I started dating the most wonderful guy ive ever met in august, he told me he was a recovering alcoholic & that once in a while when he was drinking that he would use crack.
well, 3.5 mths into the relationship he started drinking, I knew it wasnt a good idea, but it didnt seem like a problem & there was nothing i could do about it. So the drinking would be on friday nites. Then the drinking moved on to be maybe 2 nites a week & progressed even worse so that hed be so drunk I couldnt belive it.
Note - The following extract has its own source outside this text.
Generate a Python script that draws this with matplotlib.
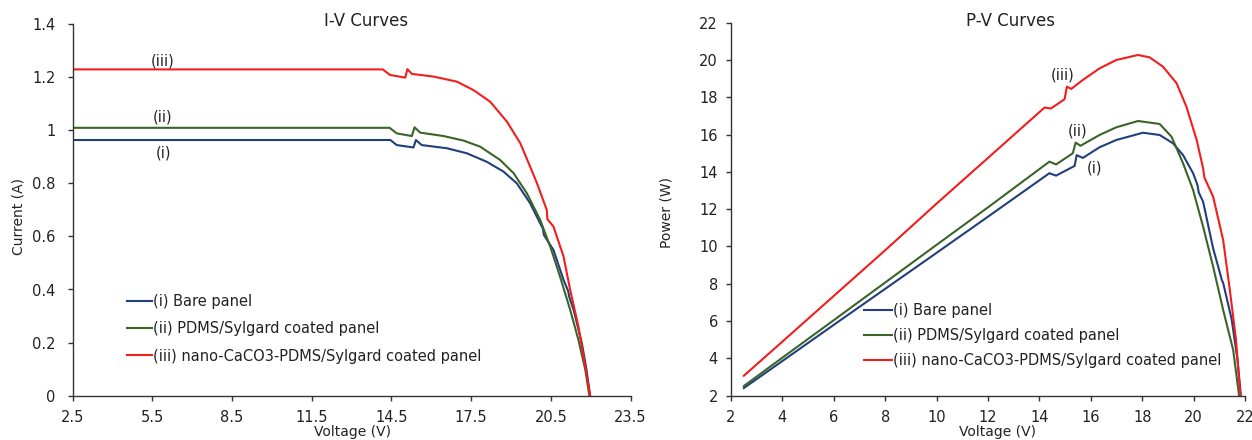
import matplotlib
matplotlib.use("Agg")
import matplotlib.pyplot as plt
from matplotlib.ticker import FuncFormatter

# ---------------- data ----------------
iv_bare_v = [2.5, 14.46, 14.7, 15.33, 15.42, 15.64, 16.59, 17.34, 18.09, 18.72, 19.22, 19.72,
             20.1, 20.2, 20.24, 20.6, 20.98, 21.15, 21.2, 21.36, 21.67, 21.84, 21.98]
iv_bare_i = [0.963, 0.963, 0.944, 0.935, 0.963, 0.944, 0.932, 0.913, 0.881, 0.844, 0.800, 0.725,
             0.649, 0.630, 0.605, 0.549, 0.436, 0.395, 0.37, 0.323, 0.197, 0.100, 0.0]

iv_pdms_v = [2.5, 14.43, 14.7, 15.27, 15.37, 15.58, 16.46, 17.21, 17.84, 18.59, 19.1, 19.6,
             20.1, 20.48, 20.85, 21.23, 21.54, 21.8, 21.95]
iv_pdms_i = [1.009, 1.009, 0.988, 0.978, 1.011, 0.991, 0.978, 0.961, 0.938, 0.888, 0.838, 0.762,
             0.662, 0.561, 0.448, 0.323, 0.210, 0.097, 0.0]

iv_nano_v = [2.5, 14.17, 14.45, 15.02, 15.1, 15.27, 16.08, 16.96, 17.59, 18.22, 18.85, 19.35,
             19.72, 19.98, 20.35, 20.37, 20.6, 20.98, 21.23, 21.54, 21.8, 21.98]
iv_nano_i = [1.229, 1.229, 1.208, 1.198, 1.230, 1.212, 1.202, 1.183, 1.151, 1.107, 1.032, 0.951,
             0.863, 0.800, 0.699, 0.665, 0.637, 0.524, 0.398, 0.260, 0.109, 0.0]

pv_bare_v = [2.5, 4, 6, 8, 10, 12, 14.39, 14.65, 15.37, 15.45, 15.69, 16.34, 16.99, 18.03, 18.68,
             19.2, 19.59, 19.98, 20.15, 20.2, 20.37, 20.76, 21.1, 21.15, 21.48, 21.71, 21.84]
pv_bare_p = [2.41, 3.86, 5.8, 7.73, 9.66, 11.6, 13.93, 13.8, 14.32, 14.9, 14.75, 15.32, 15.71, 16.1,
             15.98, 15.53, 14.9, 13.93, 13.3, 12.9, 12.4, 9.9, 8.2, 8.05, 6.1, 3.91, 2.0]

pv_pdms_v = [2.5, 4, 6, 8, 10, 12, 14.39, 14.65, 15.3, 15.41, 15.6, 16.34, 16.99, 17.84, 18.68,
             19.14, 19.59, 19.98, 20.37, 20.76, 21.15, 21.54, 21.77]
pv_pdms_p = [2.52, 4.04, 6.05, 8.07, 10.09, 12.1, 14.55, 14.4, 15.0, 15.57, 15.4, 15.98, 16.39,
             16.73, 16.57, 15.89, 14.46, 13.03, 11.06, 8.92, 6.6, 4.45, 2.0]

pv_nano_v = [2.5, 4, 6, 8, 10, 12, 14.2, 14.45, 14.98, 15.07, 15.24, 15.69, 16.34, 16.99, 17.84,
             18.29, 18.81, 19.34, 19.72, 20.12, 20.37, 20.42, 20.76, 21.15, 21.41, 21.65, 21.82]
pv_nano_p = [3.07, 4.9, 7.35, 9.8, 12.3, 14.75, 17.45, 17.4, 17.9, 18.57, 18.45, 18.93, 19.55, 20.0,
             20.27, 20.14, 19.64, 18.75, 17.5, 15.71, 14.19, 13.7, 12.67, 10.35, 7.67, 4.99, 2.0]

labels = ["(i) Bare panel", "(ii) PDMS/Sylgard coated panel",
          "(iii) nano-CaCO3-PDMS/Sylgard coated panel"]
iv_xticks = [2.5, 5.5, 8.5, 11.5, 14.5, 17.5, 20.5, 23.5]
iv_yticks = [0, 0.2, 0.4, 0.6, 0.8, 1.0, 1.2, 1.4]
pv_xticks = [2, 4, 6, 8, 10, 12, 14, 16, 18, 20, 22]
pv_yticks = [2, 4, 6, 8, 10, 12, 14, 16, 18, 20, 22]

# ---------------- style ----------------
W, H = 1252, 440
c_blue, c_green, c_red = "#203f7c", "#3a6428", "#f51c1c"
fs = 10.5
plt.rcParams["font.family"] = ["DejaVu Sans"]
plt.rcParams["text.color"] = "#222222"

fig = plt.figure(figsize=(W / 100, H / 100), dpi=100)

def box(x0, y0, x1, y1):
    return [x0 / W, 1 - y1 / H, (x1 - x0) / W, (y1 - y0) / H]

def fpt(x, y):
    return (x / W, 1 - y / H)

ax1 = fig.add_axes(box(72.7, 24, 630.5, 395.7))
ax2 = fig.add_axes(box(731, 22.7, 1245, 395.7))

fmt = FuncFormatter(lambda v, p: ("%g" % v))
for ax in (ax1, ax2):
    for s in ("top", "right"):
        ax.spines[s].set_visible(False)
    for s in ("left", "bottom"):
        ax.spines[s].set_color("#333333")
        ax.spines[s].set_linewidth(1.0)
    ax.tick_params(direction="out", length=3.5, width=1.0, color="#333333",
                   labelsize=fs, labelcolor="#222222")
    ax.tick_params(axis="x", pad=7)
    ax.xaxis.set_major_formatter(fmt)
    ax.yaxis.set_major_formatter(fmt)

lw = 1.5
# I-V
ax1.plot(iv_bare_v, iv_bare_i, color=c_blue, lw=lw, label=labels[0])
ax1.plot(iv_pdms_v, iv_pdms_i, color=c_green, lw=lw, label=labels[1])
ax1.plot(iv_nano_v, iv_nano_i, color=c_red, lw=lw, label=labels[2])
ax1.set_xlim(2.5, 23.5)
ax1.set_ylim(0, 1.4)
ax1.set_xticks(iv_xticks)
ax1.set_yticks(iv_yticks)
ax1.tick_params(axis="y", pad=9)
ax1.text(5.9, 1.262, "(iii)", ha="center", va="center", fontsize=fs)
ax1.text(5.9, 1.050, "(ii)", ha="center", va="center", fontsize=fs)
ax1.text(5.9, 0.915, "(i)", ha="center", va="center", fontsize=fs)

# P-V
ax2.plot(pv_bare_v, pv_bare_p, color=c_blue, lw=lw, label=labels[0])
ax2.plot(pv_pdms_v, pv_pdms_p, color=c_green, lw=lw, label=labels[1])
ax2.plot(pv_nano_v, pv_nano_p, color=c_red, lw=lw, label=labels[2])
ax2.set_xlim(2, 22)
ax2.set_ylim(2, 22)
ax2.set_xticks(pv_xticks)
ax2.set_yticks(pv_yticks)
ax2.tick_params(axis="y", pad=6)
ax2.text(14.91, 19.2, "(iii)", ha="center", va="center", fontsize=fs)
ax2.text(15.5, 16.2, "(ii)", ha="center", va="center", fontsize=fs)
ax2.text(16.15, 14.23, "(i)", ha="center", va="center", fontsize=fs)

# legends
ax1.legend(loc="upper left", bbox_to_anchor=fpt(126.7, 294), bbox_transform=fig.transFigure,
           frameon=False, fontsize=fs, handlelength=1.75, handletextpad=0.05,
           labelspacing=0.84, borderpad=0, borderaxespad=0)
ax2.legend(loc="upper left", bbox_to_anchor=fpt(864, 303), bbox_transform=fig.transFigure,
           frameon=False, fontsize=fs, handlelength=1.95, handletextpad=0.05,
           labelspacing=0.68, borderpad=0, borderaxespad=0)

# titles and axis labels
fig.text(*fpt(366, 21), "I-V Curves", ha="center", va="center", fontsize=12)
fig.text(*fpt(1010, 21), "P-V Curves", ha="center", va="center", fontsize=12)
fig.text(*fpt(18.3, 216), "Current (A)", ha="center", va="center", rotation=90, fontsize=10)
fig.text(*fpt(666.7, 212), "Power (W)", ha="center", va="center", rotation=90, fontsize=10)
fig.text(*fpt(352, 432), "Voltage (V)", ha="center", va="center", fontsize=10)
fig.text(*fpt(997.5, 432), "Voltage (V)", ha="center", va="center", fontsize=10)

fig.savefig("out.png", dpi=100)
About 2 months ago I woke up in the middle of the night & he was gone, and dint come back until late morning..he was honest and said when he gets really drunk, he wants "a hit" ..well i had never been around crack & had no idea how bad it was.
So to cut out the middle stuff, it progressed..and his personality started changing, i noticed that when he had an all niter craking, he would call me & break up with me..well i wasnt having that..i love this man so much.
so i been dealing with the every 2 week breakups & so on..and knew that he was getting ready to hit bottom..i thought ..how much wose can this get.
So about 2.5 weeks ago it really got bad, he started using every other day & he went from the nicest guy you can imagine to this mean person who i can hardly recognize, constantly calling me saying "im a crackhead drunk loser, you dont want me ..goodbye"..well i wasnt willing to accept that.
He usually makes really good money & alot of cash in his line of work, well he got laid off for a few weeks, but still had some side jobs for the money.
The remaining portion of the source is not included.